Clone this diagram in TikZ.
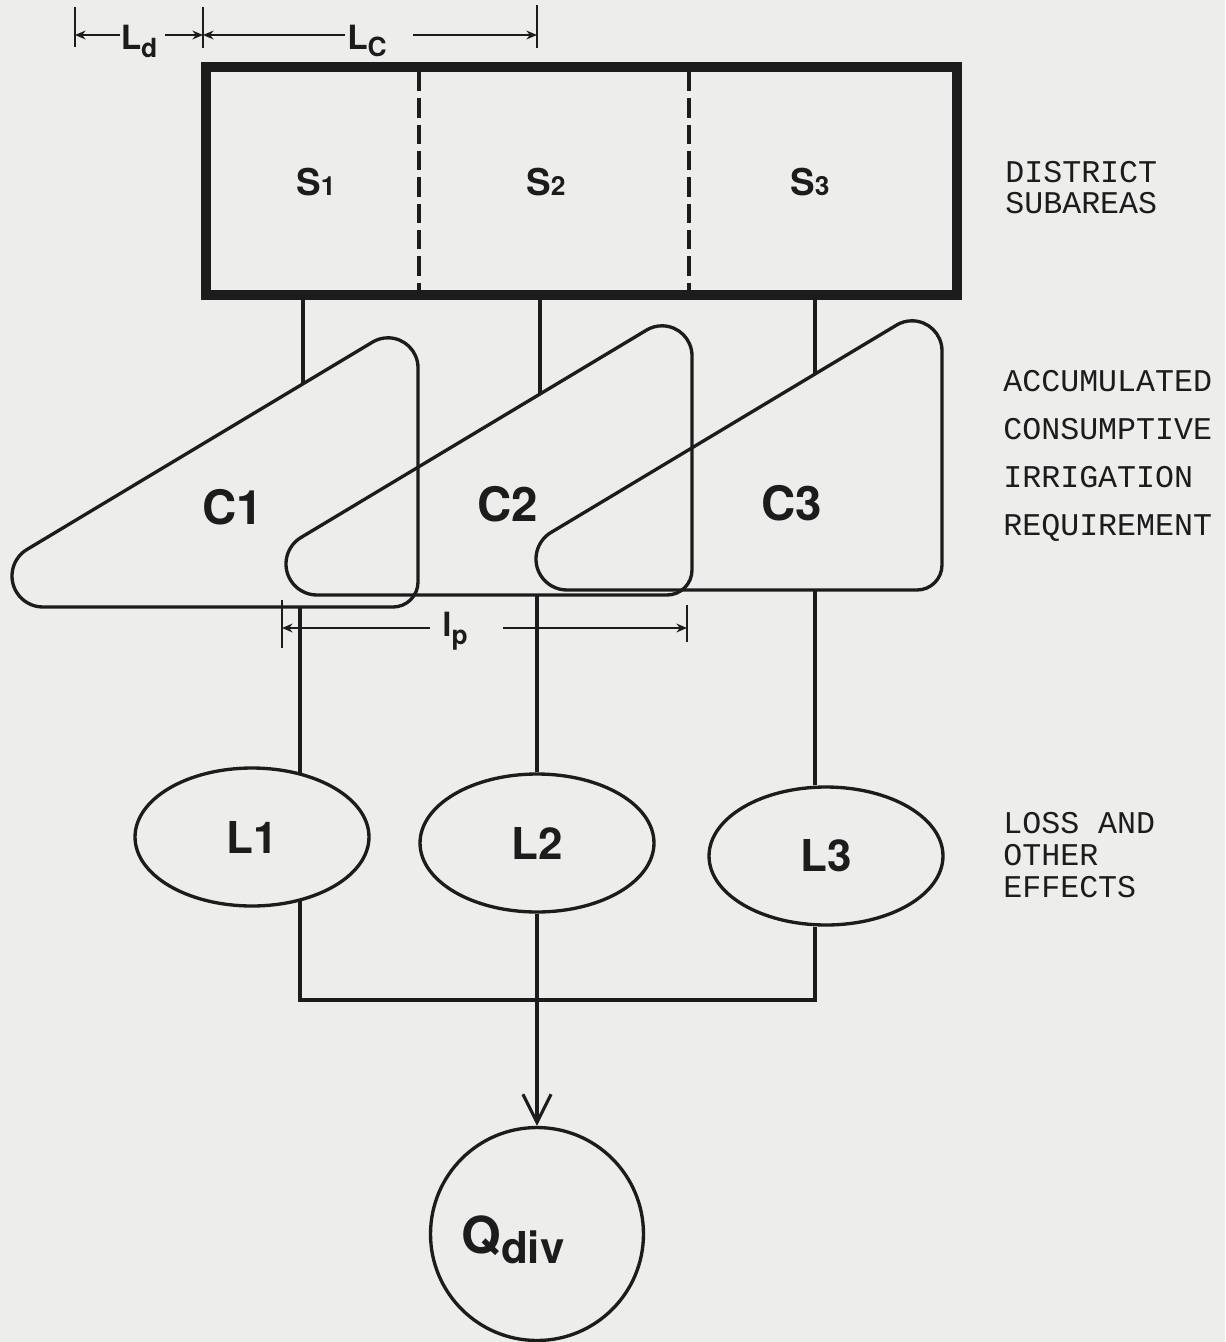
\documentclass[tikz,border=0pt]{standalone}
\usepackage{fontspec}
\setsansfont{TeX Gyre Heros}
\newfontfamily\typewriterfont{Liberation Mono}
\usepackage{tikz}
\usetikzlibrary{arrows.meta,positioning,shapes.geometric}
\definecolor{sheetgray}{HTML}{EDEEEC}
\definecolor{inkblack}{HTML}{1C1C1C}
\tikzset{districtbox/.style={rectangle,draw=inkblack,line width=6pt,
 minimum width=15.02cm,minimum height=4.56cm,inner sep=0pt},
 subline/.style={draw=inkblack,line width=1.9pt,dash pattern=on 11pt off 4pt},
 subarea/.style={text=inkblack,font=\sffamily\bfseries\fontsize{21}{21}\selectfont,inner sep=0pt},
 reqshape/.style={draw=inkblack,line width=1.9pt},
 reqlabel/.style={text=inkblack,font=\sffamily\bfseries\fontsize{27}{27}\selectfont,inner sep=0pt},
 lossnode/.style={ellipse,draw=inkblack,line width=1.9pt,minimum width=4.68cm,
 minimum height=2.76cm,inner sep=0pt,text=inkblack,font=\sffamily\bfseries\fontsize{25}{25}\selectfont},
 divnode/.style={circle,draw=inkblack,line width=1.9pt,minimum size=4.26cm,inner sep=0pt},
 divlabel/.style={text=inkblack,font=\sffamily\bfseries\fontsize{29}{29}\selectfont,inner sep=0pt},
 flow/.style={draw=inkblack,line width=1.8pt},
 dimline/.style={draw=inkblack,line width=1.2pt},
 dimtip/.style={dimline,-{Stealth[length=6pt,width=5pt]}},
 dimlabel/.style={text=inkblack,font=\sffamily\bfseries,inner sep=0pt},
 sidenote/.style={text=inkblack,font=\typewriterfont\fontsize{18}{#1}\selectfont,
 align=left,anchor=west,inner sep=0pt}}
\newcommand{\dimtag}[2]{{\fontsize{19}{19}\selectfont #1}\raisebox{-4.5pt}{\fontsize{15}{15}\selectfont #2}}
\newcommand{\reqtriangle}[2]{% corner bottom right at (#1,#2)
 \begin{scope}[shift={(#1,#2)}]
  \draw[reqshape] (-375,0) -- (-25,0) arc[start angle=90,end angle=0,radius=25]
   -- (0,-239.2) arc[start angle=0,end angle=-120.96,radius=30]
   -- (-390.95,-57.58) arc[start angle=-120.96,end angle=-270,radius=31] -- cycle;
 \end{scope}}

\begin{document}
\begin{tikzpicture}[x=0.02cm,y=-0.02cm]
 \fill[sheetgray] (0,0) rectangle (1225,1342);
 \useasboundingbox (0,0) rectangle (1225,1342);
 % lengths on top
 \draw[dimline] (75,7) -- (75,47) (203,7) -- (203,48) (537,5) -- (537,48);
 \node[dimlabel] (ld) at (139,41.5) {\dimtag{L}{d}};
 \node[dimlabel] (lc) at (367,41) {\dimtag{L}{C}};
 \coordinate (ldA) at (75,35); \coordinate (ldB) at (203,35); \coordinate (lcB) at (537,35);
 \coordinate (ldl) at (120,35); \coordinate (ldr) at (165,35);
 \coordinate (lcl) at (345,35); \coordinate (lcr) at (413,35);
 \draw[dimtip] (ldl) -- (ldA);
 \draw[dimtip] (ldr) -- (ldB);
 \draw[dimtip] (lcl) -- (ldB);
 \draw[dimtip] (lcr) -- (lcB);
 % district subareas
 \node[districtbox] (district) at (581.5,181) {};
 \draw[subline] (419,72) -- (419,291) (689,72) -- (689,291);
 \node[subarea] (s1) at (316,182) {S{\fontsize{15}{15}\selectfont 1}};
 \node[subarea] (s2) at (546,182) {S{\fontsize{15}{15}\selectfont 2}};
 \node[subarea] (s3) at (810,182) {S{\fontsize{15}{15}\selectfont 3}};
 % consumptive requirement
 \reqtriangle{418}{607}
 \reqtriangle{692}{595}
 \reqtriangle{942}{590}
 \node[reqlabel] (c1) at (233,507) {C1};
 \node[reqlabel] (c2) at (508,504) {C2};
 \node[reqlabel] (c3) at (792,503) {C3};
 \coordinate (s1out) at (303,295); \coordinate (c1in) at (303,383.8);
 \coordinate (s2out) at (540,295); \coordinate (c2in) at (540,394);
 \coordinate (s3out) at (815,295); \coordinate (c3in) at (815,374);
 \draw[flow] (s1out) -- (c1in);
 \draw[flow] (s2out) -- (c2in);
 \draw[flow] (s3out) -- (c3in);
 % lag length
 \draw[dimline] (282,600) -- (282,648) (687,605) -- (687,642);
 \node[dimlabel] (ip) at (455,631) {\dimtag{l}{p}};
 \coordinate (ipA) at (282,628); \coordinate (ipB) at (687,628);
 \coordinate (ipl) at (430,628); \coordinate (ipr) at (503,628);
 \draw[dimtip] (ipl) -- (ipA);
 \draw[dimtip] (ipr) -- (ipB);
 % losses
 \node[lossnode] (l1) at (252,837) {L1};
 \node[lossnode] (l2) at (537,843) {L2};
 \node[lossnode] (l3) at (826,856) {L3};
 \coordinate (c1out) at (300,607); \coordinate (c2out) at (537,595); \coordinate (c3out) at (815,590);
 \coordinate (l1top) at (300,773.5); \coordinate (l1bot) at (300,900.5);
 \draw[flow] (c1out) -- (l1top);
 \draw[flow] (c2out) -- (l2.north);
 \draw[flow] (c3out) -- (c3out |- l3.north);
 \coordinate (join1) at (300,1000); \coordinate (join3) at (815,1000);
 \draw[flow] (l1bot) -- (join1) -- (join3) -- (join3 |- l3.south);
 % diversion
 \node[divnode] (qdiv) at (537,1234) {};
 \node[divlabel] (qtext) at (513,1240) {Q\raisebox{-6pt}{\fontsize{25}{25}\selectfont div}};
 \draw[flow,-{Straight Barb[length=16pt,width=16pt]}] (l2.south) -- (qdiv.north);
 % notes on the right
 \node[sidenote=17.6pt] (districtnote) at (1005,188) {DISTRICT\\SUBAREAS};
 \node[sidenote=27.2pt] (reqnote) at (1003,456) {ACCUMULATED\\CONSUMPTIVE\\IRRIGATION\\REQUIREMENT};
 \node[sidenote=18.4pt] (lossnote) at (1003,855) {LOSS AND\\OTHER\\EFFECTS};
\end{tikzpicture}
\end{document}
══════
Ignore the images and quote every line of the listing exactly.

- Exercise answer:
Clone this diagram in TikZ.
\documentclass[tikz,border=0pt]{standalone}
\usepackage{fontspec}
\setsansfont{TeX Gyre Heros}
\newfontfamily\typewriterfont{Liberation Mono}
\usepackage{tikz}
\usetikzlibrary{arrows.meta,positioning,shapes.geometric}
\definecolor{sheetgray}{HTML}{EDEEEC}
\definecolor{inkblack}{HTML}{1C1C1C}
\tikzset{districtbox/.style={rectangle,draw=inkblack,line width=6pt,
 minimum width=15.02cm,minimum height=4.56cm,inner sep=0pt},
 subline/.style={draw=inkblack,line width=1.9pt,dash pattern=on 11pt off 4pt},
 subarea/.style={text=inkblack,font=\sffamily\bfseries\fontsize{21}{21}\selectfont,inner sep=0pt},
 reqshape/.style={draw=inkblack,line width=1.9pt},
 reqlabel/.style={text=inkblack,font=\sffamily\bfseries\fontsize{27}{27}\selectfont,inner sep=0pt},
 lossnode/.style={ellipse,draw=inkblack,line width=1.9pt,minimum width=4.68cm,
 minimum height=2.76cm,inner sep=0pt,text=inkblack,font=\sffamily\bfseries\fontsize{25}{25}\selectfont},
 divnode/.style={circle,draw=inkblack,line width=1.9pt,minimum size=4.26cm,inner sep=0pt},
 divlabel/.style={text=inkblack,font=\sffamily\bfseries\fontsize{29}{29}\selectfont,inner sep=0pt},
 flow/.style={draw=inkblack,line width=1.8pt},
 dimline/.style={draw=inkblack,line width=1.2pt},
 dimtip/.style={dimline,-{Stealth[length=6pt,width=5pt]}},
 dimlabel/.style={text=inkblack,font=\sffamily\bfseries,inner sep=0pt},
 sidenote/.style={text=inkblack,font=\typewriterfont\fontsize{18}{#1}\selectfont,
 align=left,anchor=west,inner sep=0pt}}
\newcommand{\dimtag}[2]{{\fontsize{19}{19}\selectfont #1}\raisebox{-4.5pt}{\fontsize{15}{15}\selectfont #2}}
\newcommand{\reqtriangle}[2]{% corner bottom right at (#1,#2)
 \begin{scope}[shift={(#1,#2)}]
  \draw[reqshape] (-375,0) -- (-25,0) arc[start angle=90,end angle=0,radius=25]
   -- (0,-239.2) arc[start angle=0,end angle=-120.96,radius=30]
   -- (-390.95,-57.58) arc[start angle=-120.96,end angle=-270,radius=31] -- cycle;
 \end{scope}}

\begin{document}
\begin{tikzpicture}[x=0.02cm,y=-0.02cm]
 \fill[sheetgray] (0,0) rectangle (1225,1342);
 \useasboundingbox (0,0) rectangle (1225,1342);
 % lengths on top
 \draw[dimline] (75,7) -- (75,47) (203,7) -- (203,48) (537,5) -- (537,48);
 \node[dimlabel] (ld) at (139,41.5) {\dimtag{L}{d}};
 \node[dimlabel] (lc) at (367,41) {\dimtag{L}{C}};
 \coordinate (ldA) at (75,35); \coordinate (ldB) at (203,35); \coordinate (lcB) at (537,35);
 \coordinate (ldl) at (120,35); \coordinate (ldr) at (165,35);
 \coordinate (lcl) at (345,35); \coordinate (lcr) at (413,35);
 \draw[dimtip] (ldl) -- (ldA);
 \draw[dimtip] (ldr) -- (ldB);
 \draw[dimtip] (lcl) -- (ldB);
 \draw[dimtip] (lcr) -- (lcB);
 % district subareas
 \node[districtbox] (district) at (581.5,181) {};
 \draw[subline] (419,72) -- (419,291) (689,72) -- (689,291);
 \node[subarea] (s1) at (316,182) {S{\fontsize{15}{15}\selectfont 1}};
 \node[subarea] (s2) at (546,182) {S{\fontsize{15}{15}\selectfont 2}};
 \node[subarea] (s3) at (810,182) {S{\fontsize{15}{15}\selectfont 3}};
 % consumptive requirement
 \reqtriangle{418}{607}
 \reqtriangle{692}{595}
 \reqtriangle{942}{590}
 \node[reqlabel] (c1) at (233,507) {C1};
 \node[reqlabel] (c2) at (508,504) {C2};
 \node[reqlabel] (c3) at (792,503) {C3};
 \coordinate (s1out) at (303,295); \coordinate (c1in) at (303,383.8);
 \coordinate (s2out) at (540,295); \coordinate (c2in) at (540,394);
 \coordinate (s3out) at (815,295); \coordinate (c3in) at (815,374);
 \draw[flow] (s1out) -- (c1in);
 \draw[flow] (s2out) -- (c2in);
 \draw[flow] (s3out) -- (c3in);
 % lag length
 \draw[dimline] (282,600) -- (282,648) (687,605) -- (687,642);
 \node[dimlabel] (ip) at (455,631) {\dimtag{l}{p}};
 \coordinate (ipA) at (282,628); \coordinate (ipB) at (687,628);
 \coordinate (ipl) at (430,628); \coordinate (ipr) at (503,628);
 \draw[dimtip] (ipl) -- (ipA);
 \draw[dimtip] (ipr) -- (ipB);
 % losses
 \node[lossnode] (l1) at (252,837) {L1};
 \node[lossnode] (l2) at (537,843) {L2};
 \node[lossnode] (l3) at (826,856) {L3};
 \coordinate (c1out) at (300,607); \coordinate (c2out) at (537,595); \coordinate (c3out) at (815,590);
 \coordinate (l1top) at (300,773.5); \coordinate (l1bot) at (300,900.5);
 \draw[flow] (c1out) -- (l1top);
 \draw[flow] (c2out) -- (l2.north);
 \draw[flow] (c3out) -- (c3out |- l3.north);
 \coordinate (join1) at (300,1000); \coordinate (join3) at (815,1000);
 \draw[flow] (l1bot) -- (join1) -- (join3) -- (join3 |- l3.south);
 % diversion
 \node[divnode] (qdiv) at (537,1234) {};
 \node[divlabel] (qtext) at (513,1240) {Q\raisebox{-6pt}{\fontsize{25}{25}\selectfont div}};
 \draw[flow,-{Straight Barb[length=16pt,width=16pt]}] (l2.south) -- (qdiv.north);
 % notes on the right
 \node[sidenote=17.6pt] (districtnote) at (1005,188) {DISTRICT\\SUBAREAS};
 \node[sidenote=27.2pt] (reqnote) at (1003,456) {ACCUMULATED\\CONSUMPTIVE\\IRRIGATION\\REQUIREMENT};
 \node[sidenote=18.4pt] (lossnote) at (1003,855) {LOSS AND\\OTHER\\EFFECTS};
\end{tikzpicture}
\end{document}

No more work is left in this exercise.